Reference for transformation period integrals into elliptic integrals

Question

The theory of elliptic functions tells us that any elliptic curve defined by a cubic $y^2 = 4(x - e_1(x - e_2)(x - e_3)$ with distinct roots is isomorphic to the quotient $\mathbb{C}$ by a lattice.
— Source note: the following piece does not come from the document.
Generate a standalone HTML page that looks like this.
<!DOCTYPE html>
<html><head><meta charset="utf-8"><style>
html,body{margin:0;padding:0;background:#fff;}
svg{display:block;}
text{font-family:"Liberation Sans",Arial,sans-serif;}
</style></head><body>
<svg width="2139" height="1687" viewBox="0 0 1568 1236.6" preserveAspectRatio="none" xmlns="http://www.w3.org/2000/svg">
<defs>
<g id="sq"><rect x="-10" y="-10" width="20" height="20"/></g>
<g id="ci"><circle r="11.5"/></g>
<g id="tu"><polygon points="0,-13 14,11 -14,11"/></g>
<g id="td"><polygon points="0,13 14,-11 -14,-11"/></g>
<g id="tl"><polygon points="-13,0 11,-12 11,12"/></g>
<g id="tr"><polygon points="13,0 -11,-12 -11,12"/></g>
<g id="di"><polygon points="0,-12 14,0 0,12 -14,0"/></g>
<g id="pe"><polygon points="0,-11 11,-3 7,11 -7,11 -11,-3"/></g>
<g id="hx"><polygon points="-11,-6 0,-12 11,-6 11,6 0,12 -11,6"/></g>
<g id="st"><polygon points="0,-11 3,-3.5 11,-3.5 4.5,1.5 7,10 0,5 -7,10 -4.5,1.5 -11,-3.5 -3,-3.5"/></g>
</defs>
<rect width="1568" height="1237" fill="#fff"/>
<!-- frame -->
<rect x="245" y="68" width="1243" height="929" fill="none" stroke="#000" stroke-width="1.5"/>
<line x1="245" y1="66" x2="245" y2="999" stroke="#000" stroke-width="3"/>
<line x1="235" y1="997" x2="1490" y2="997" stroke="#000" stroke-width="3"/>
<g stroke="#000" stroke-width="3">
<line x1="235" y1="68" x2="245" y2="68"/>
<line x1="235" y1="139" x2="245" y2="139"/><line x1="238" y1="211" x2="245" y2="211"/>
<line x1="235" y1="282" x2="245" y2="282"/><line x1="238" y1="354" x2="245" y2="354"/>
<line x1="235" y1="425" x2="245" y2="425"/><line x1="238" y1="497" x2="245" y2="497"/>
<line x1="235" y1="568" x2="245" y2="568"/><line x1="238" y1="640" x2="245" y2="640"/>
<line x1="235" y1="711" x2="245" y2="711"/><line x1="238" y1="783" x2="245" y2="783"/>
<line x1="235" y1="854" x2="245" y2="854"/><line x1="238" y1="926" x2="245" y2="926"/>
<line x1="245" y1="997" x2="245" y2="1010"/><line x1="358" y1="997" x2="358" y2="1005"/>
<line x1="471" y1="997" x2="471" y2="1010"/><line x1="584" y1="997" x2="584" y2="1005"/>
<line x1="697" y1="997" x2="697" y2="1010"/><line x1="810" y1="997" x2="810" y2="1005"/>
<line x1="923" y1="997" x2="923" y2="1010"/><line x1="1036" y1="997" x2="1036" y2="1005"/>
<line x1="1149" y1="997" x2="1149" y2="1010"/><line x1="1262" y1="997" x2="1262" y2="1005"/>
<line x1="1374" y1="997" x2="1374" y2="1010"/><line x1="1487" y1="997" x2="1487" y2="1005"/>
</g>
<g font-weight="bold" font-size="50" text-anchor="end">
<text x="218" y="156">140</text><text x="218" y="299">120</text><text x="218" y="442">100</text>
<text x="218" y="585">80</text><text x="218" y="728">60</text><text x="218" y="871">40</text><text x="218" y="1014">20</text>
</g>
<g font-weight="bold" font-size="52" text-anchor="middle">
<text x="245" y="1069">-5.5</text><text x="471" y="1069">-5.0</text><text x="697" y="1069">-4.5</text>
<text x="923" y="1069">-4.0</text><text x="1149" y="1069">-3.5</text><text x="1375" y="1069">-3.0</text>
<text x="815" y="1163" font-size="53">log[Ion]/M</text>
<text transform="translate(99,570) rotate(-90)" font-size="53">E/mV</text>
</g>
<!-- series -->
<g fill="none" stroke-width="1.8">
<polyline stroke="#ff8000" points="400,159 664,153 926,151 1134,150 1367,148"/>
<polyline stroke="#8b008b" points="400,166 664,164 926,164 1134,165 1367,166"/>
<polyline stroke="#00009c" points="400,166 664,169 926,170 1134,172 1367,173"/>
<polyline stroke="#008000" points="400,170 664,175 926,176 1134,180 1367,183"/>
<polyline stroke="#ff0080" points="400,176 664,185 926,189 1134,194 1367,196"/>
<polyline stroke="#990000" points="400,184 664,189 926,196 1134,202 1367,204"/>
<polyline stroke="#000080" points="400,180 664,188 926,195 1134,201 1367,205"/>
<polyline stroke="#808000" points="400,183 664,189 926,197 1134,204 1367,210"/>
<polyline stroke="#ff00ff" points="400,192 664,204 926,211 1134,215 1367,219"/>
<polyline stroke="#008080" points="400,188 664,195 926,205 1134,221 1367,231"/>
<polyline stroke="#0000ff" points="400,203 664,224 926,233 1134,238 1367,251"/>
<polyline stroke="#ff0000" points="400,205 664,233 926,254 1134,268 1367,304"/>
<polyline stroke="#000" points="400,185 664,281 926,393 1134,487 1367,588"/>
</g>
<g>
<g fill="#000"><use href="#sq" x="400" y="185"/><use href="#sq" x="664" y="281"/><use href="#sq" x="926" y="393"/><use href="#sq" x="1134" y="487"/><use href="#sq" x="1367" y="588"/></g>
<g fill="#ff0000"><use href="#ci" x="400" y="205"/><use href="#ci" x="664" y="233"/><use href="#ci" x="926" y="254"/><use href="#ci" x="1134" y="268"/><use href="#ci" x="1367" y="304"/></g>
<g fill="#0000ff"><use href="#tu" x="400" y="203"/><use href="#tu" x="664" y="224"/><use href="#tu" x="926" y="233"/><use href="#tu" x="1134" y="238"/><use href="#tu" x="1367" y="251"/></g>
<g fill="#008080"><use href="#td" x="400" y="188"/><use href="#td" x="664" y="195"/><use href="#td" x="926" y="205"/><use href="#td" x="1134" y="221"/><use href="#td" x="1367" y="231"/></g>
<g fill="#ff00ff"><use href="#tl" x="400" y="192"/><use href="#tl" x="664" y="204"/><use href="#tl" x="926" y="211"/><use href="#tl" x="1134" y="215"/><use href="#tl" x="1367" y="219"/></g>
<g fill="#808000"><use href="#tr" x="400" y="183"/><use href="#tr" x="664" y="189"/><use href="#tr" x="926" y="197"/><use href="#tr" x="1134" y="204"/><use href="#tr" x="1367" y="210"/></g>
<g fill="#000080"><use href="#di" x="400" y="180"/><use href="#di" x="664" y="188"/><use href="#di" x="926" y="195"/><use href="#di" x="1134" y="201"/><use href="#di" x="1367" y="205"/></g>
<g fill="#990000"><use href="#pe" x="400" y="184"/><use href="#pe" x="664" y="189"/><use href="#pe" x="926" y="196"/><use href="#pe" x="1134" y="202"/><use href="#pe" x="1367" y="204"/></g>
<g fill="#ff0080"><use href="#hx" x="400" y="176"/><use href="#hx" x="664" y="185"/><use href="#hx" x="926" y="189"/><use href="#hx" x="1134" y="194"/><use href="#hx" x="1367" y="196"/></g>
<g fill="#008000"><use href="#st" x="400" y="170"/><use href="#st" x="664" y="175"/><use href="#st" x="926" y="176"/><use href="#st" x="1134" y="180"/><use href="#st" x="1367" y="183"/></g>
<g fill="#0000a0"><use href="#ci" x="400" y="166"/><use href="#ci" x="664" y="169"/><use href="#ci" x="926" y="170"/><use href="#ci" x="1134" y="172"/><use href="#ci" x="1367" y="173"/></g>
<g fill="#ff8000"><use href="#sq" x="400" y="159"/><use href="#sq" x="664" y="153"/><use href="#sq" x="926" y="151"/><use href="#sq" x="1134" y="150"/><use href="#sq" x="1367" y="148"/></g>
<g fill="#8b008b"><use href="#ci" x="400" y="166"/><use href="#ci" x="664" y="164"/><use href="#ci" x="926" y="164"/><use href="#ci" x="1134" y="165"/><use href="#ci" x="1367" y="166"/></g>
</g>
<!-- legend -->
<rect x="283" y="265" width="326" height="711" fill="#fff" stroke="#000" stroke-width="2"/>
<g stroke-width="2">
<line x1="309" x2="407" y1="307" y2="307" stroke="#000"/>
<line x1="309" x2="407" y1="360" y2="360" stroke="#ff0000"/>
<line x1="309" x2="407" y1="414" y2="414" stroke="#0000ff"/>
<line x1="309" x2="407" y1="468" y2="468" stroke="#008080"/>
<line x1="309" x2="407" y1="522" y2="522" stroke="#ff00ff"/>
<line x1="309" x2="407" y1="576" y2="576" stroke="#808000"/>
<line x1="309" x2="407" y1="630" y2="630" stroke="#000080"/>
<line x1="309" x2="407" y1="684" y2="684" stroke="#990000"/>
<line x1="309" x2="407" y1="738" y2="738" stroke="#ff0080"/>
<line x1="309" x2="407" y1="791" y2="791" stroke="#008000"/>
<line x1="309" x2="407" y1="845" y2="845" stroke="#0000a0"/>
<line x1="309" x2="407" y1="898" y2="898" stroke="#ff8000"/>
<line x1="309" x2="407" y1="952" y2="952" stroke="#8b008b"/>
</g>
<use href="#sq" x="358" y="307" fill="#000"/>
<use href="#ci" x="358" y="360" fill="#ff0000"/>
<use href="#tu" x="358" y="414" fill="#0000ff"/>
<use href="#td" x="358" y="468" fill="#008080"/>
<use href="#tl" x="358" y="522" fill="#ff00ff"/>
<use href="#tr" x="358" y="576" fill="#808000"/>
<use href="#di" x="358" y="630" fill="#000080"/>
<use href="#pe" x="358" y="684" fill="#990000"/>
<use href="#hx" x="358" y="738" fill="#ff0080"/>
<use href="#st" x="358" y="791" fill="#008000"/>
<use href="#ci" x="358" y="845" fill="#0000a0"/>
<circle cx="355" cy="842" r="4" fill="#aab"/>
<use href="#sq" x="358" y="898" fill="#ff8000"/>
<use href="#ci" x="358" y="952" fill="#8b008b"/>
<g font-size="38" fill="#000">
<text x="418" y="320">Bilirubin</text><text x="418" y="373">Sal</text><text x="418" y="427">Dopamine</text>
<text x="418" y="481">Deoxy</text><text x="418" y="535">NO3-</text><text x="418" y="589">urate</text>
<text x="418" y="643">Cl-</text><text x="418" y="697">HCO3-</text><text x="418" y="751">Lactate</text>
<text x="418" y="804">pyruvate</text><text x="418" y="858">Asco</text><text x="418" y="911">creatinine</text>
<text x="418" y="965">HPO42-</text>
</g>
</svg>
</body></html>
The periods of this lattice can be found by evaluating the period integrals $$\int_{\infty}^{e_1}[(x - e_1)(x - e_2)(x - e_3)]^{-1/2}dx$$ and $$\int_{e_1}^{e_3}[(x - e_1)(x - e_2)(x - e_3)]^{-1/2}dx.$$ My understanding is that to actually calculate these integrals, one performs a transformation which turns them into complete elliptic integrals of the first kind $$K(k) = \int_{0}^{\pi/2}\frac{d\theta}{\sqrt{1 - k^2\sin^2\theta}},$$ which are given by the Gaussian hypergeometric series. Does anyone have a reference for the change of variables required to convert the period integrals into the elliptic integral? Thanks!

Answer 1

Not sure this is want you want, but

$\sin \theta = t, d \theta = \frac{dt}{ \sqrt{1-t^2}}$ so you get $$\int_0^{\pi / 2} \frac{d \theta}{\sqrt{1-k^2 \sin^2 \theta}} = \int_0^1 \frac{dt}{\sqrt{(1-k^2 t^2)(1-t^2)}}$$ Then $t = \sqrt{u}, dt = \frac{du}{2 \sqrt{u}}$ $$\int_0^1 \frac{dt}{\sqrt{(1-k^2 t^2)(1-t^2)}}=\int_0^1 \frac{du}{2\sqrt{u(1-k^2 u)(1-u)}}$$ With the correct change of variable you should be able to reduce $(x-e_1)(x-e_2)(x-e^3)$ to $u(1-k^2 u)(1-u)$.

Also take a look at "the Pentagonal Number Theorem and Modular Forms" for a larger picture.